## GIVEN TASK
Copy every line from the data below in which the string "this" can be found.

## DATASET ROWS
— START —

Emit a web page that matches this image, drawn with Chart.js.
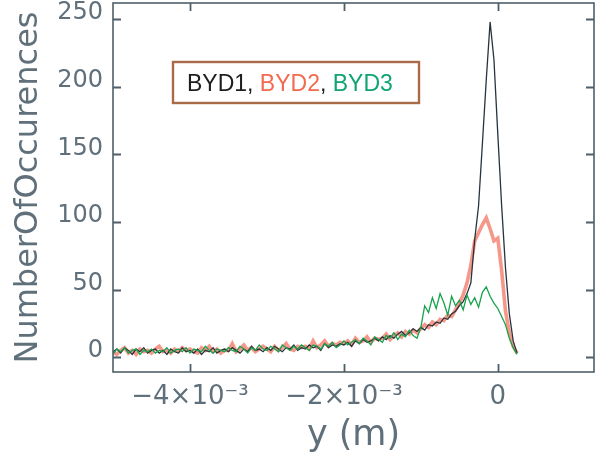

— END —
— START —

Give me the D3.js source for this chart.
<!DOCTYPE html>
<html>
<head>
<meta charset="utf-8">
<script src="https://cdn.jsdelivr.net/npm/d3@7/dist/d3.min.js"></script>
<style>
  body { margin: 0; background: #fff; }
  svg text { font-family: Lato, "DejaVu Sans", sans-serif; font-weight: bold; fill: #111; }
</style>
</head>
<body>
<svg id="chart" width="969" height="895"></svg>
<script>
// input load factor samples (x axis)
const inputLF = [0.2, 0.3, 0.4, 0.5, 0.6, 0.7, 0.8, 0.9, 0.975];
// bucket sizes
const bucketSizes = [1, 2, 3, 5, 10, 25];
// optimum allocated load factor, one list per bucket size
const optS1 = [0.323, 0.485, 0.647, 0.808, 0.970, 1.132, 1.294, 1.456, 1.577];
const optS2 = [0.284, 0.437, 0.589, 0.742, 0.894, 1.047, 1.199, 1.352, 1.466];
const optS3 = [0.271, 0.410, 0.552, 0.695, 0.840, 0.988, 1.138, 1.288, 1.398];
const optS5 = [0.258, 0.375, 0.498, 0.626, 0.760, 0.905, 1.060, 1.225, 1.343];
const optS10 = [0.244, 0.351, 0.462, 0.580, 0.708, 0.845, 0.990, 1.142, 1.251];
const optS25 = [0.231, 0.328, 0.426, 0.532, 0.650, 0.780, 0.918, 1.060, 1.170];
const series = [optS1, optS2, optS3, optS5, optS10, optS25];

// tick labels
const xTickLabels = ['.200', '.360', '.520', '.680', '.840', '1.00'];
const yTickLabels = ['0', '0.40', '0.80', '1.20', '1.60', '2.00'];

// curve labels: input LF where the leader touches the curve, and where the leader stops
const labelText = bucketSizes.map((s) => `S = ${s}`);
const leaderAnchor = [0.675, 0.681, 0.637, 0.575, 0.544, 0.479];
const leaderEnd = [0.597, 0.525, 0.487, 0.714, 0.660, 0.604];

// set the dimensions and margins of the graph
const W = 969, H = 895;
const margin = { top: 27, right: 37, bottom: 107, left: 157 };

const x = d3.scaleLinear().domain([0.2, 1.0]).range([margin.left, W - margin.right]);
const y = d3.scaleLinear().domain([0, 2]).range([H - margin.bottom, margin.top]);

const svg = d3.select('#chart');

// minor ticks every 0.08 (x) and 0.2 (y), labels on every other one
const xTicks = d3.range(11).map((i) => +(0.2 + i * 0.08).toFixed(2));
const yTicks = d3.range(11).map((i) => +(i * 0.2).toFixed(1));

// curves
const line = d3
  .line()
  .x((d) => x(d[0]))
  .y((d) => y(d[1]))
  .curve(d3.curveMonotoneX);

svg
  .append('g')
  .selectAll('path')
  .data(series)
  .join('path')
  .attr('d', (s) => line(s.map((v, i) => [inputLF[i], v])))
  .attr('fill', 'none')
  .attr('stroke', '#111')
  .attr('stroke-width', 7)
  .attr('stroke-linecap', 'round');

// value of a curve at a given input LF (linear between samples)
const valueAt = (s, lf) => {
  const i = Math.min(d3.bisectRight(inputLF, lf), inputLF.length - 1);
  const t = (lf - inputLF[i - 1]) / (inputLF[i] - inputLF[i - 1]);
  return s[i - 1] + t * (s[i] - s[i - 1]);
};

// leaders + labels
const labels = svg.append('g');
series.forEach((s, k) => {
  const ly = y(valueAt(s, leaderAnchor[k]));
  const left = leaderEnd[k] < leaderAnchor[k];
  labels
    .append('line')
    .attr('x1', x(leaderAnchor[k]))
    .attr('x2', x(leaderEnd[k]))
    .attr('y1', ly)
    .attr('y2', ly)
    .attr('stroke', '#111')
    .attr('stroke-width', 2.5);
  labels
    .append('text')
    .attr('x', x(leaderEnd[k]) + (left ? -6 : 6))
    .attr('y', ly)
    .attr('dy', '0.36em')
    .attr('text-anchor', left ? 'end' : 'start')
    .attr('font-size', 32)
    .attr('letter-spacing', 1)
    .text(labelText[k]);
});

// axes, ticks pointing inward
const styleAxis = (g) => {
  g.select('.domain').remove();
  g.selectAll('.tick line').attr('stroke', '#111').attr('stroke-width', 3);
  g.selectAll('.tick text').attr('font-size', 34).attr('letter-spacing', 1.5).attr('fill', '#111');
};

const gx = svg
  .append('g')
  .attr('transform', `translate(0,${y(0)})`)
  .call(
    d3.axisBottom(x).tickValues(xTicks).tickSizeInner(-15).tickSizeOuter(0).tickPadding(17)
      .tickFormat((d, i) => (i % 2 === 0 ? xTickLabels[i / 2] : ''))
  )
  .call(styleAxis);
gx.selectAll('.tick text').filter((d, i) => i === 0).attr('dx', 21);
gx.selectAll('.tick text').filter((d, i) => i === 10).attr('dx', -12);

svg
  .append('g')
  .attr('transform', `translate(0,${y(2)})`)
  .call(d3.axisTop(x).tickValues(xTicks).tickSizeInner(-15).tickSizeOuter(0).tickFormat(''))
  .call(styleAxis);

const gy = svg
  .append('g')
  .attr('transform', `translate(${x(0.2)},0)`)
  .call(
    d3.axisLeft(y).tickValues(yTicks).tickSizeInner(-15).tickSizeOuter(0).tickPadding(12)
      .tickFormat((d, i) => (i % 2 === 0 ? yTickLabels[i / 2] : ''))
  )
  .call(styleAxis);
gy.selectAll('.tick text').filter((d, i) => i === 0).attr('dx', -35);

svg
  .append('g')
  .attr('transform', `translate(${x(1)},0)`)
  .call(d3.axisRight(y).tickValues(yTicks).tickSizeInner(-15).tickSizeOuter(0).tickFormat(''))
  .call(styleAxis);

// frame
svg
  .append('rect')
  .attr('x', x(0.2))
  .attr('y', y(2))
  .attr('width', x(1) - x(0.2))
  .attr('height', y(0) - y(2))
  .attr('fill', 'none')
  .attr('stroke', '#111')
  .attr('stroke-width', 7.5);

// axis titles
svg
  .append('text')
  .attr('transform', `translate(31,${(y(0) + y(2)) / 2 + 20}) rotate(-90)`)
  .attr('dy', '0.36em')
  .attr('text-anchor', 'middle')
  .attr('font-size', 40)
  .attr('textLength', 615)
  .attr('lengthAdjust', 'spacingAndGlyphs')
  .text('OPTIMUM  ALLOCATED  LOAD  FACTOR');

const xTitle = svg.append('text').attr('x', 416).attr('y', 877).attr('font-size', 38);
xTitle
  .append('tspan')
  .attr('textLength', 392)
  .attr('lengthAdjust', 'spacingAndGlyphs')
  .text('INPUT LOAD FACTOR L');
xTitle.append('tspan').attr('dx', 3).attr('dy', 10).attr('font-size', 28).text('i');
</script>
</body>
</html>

— END —

## TASK ANSWER
Emit a web page that matches this image, drawn with Chart.js.
Give me the D3.js source for this chart.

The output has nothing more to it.